Each line of the material below that holds the word "React" needs to be copied.
***** Dataset section *****
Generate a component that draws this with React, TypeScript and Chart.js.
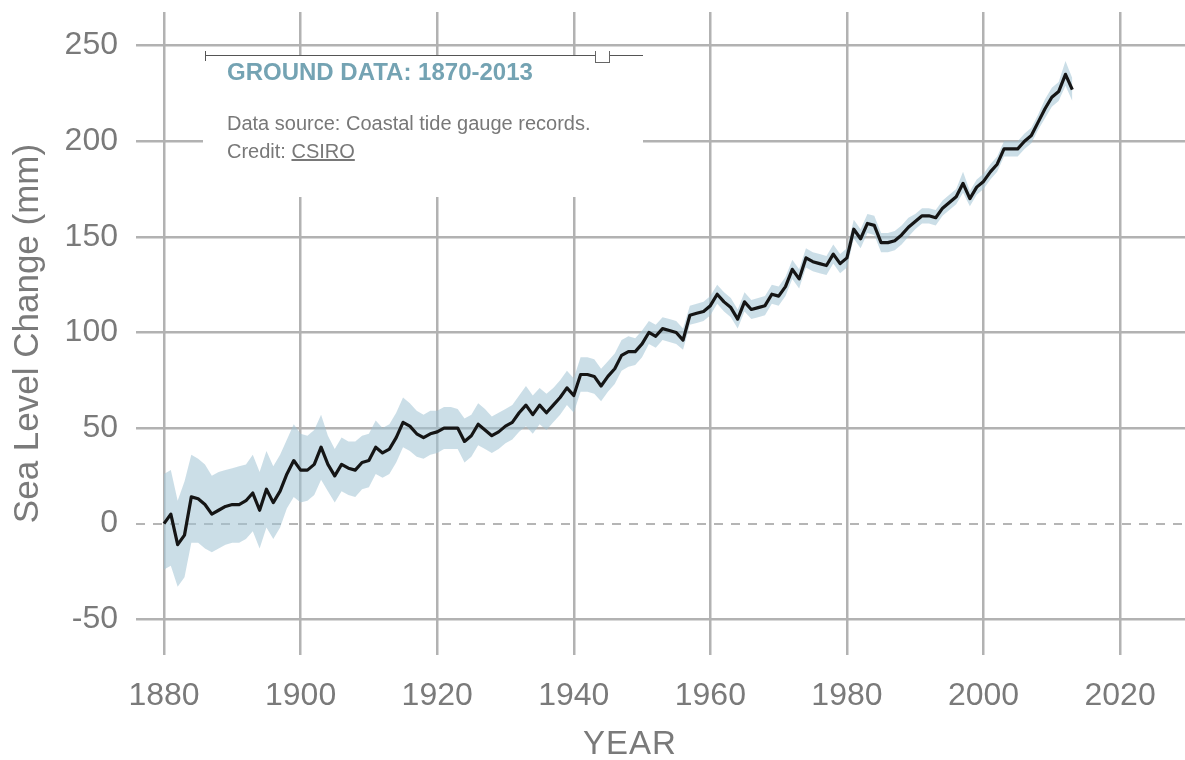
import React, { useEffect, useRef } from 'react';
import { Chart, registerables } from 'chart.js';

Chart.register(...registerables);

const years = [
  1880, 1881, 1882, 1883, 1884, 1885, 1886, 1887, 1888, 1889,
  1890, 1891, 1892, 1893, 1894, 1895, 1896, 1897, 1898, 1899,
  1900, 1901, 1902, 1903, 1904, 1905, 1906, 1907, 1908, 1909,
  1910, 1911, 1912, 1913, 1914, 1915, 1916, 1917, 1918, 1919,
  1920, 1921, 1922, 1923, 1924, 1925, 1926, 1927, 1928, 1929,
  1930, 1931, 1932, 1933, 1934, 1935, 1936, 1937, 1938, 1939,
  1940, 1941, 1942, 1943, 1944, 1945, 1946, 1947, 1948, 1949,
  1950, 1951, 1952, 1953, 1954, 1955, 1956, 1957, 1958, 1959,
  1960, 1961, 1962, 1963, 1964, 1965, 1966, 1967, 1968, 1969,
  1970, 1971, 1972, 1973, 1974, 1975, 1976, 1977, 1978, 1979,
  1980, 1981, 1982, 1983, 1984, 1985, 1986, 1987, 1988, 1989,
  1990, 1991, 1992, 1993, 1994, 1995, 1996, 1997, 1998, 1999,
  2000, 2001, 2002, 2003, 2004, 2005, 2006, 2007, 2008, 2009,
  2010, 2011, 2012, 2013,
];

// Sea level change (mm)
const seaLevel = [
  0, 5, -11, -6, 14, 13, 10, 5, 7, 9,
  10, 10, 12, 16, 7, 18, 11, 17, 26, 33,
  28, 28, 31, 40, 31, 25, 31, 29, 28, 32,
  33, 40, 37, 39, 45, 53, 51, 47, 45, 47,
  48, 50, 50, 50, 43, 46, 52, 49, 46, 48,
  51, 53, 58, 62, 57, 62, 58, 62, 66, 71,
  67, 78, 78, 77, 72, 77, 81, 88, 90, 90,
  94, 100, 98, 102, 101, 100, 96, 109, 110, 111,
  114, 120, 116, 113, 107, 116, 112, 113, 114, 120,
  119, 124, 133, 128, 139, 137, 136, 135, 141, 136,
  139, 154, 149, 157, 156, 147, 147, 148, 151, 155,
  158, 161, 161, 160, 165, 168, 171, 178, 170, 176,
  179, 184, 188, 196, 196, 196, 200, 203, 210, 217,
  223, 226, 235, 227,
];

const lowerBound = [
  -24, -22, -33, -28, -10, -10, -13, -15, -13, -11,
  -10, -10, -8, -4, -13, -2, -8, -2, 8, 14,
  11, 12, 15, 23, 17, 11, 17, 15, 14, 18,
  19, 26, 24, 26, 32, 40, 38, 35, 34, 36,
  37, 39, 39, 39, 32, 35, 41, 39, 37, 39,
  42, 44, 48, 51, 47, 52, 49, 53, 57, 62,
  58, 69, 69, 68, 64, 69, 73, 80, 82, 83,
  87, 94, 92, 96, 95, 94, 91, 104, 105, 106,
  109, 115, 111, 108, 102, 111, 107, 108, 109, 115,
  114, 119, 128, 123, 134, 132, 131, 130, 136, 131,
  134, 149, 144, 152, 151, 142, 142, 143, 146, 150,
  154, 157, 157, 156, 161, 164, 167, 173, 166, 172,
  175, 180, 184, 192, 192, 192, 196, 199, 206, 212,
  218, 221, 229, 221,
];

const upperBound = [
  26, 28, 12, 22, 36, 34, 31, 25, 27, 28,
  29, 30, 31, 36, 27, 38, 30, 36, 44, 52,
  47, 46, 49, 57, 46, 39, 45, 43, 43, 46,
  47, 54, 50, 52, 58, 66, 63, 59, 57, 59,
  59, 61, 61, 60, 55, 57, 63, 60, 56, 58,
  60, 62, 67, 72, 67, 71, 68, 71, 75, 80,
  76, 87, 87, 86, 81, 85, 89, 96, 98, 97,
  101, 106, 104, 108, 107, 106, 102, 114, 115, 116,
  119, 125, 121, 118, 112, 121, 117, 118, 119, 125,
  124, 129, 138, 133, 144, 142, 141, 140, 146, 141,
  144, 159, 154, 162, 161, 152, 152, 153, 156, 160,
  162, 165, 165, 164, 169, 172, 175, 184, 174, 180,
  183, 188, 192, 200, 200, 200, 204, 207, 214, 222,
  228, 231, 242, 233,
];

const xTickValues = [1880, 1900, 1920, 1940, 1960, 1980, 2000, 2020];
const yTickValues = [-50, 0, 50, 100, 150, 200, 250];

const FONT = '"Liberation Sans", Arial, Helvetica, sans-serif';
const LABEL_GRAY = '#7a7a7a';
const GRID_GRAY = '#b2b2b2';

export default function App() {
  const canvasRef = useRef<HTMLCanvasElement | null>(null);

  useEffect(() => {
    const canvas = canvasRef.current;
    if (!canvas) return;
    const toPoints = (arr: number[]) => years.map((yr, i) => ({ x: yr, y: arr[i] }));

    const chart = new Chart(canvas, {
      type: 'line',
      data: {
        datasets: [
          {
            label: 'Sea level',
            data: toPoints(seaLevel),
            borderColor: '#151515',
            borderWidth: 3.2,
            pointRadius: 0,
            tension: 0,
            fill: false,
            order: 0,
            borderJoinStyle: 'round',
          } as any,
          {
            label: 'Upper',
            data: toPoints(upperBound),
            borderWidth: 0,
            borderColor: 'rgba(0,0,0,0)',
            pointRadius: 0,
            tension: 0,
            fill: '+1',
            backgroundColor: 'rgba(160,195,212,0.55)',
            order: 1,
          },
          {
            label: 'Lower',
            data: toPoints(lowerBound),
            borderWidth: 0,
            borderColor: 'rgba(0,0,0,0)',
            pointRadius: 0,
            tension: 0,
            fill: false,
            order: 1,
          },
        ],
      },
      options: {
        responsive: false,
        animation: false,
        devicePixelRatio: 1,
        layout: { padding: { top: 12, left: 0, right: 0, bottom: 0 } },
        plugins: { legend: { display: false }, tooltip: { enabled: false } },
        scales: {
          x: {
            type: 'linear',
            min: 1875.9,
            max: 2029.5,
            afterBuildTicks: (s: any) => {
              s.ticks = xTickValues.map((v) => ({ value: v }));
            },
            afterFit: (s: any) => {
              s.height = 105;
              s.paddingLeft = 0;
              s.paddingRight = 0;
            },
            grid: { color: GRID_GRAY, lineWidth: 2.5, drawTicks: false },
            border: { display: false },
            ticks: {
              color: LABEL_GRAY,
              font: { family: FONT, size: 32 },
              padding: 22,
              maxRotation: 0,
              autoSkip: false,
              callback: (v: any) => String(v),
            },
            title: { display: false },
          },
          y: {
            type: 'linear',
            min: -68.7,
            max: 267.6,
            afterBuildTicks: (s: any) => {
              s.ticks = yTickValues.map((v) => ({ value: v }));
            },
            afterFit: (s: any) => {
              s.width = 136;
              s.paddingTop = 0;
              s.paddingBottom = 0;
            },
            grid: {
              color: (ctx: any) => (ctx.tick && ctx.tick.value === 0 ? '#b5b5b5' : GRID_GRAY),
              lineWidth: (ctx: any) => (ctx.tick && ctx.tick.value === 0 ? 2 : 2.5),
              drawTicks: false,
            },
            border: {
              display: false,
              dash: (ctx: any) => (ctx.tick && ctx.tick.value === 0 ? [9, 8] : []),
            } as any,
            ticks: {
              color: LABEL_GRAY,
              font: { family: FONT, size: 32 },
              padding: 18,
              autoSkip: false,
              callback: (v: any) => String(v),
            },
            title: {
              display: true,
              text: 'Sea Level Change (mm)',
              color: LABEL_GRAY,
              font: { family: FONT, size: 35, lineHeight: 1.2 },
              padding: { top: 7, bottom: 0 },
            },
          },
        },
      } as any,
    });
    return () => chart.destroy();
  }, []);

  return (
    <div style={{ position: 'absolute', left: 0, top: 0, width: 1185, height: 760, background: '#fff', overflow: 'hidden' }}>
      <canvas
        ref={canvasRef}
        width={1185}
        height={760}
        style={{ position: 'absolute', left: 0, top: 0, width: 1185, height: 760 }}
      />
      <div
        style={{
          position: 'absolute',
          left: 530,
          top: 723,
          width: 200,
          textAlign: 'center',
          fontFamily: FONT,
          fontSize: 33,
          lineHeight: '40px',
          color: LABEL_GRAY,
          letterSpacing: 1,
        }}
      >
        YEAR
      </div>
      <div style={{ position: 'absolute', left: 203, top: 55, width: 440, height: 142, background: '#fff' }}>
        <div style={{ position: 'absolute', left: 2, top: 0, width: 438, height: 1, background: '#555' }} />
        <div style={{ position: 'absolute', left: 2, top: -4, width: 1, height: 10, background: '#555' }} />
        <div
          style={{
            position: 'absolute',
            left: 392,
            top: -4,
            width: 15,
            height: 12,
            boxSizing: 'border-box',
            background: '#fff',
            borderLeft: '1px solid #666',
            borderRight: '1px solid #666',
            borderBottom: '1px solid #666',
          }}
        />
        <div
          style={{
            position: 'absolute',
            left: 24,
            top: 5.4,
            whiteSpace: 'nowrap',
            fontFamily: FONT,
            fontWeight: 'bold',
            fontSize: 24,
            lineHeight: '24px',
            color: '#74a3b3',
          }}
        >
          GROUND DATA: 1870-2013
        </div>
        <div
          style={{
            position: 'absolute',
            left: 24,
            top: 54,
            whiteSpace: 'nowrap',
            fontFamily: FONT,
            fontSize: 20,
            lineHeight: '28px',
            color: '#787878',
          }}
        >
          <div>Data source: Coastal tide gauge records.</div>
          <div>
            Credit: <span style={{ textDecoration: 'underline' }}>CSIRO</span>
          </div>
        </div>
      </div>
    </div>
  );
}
*****
Worked answer
Generate a component that draws this with React, TypeScript and Chart.js.
import React, { useEffect, useRef } from 'react';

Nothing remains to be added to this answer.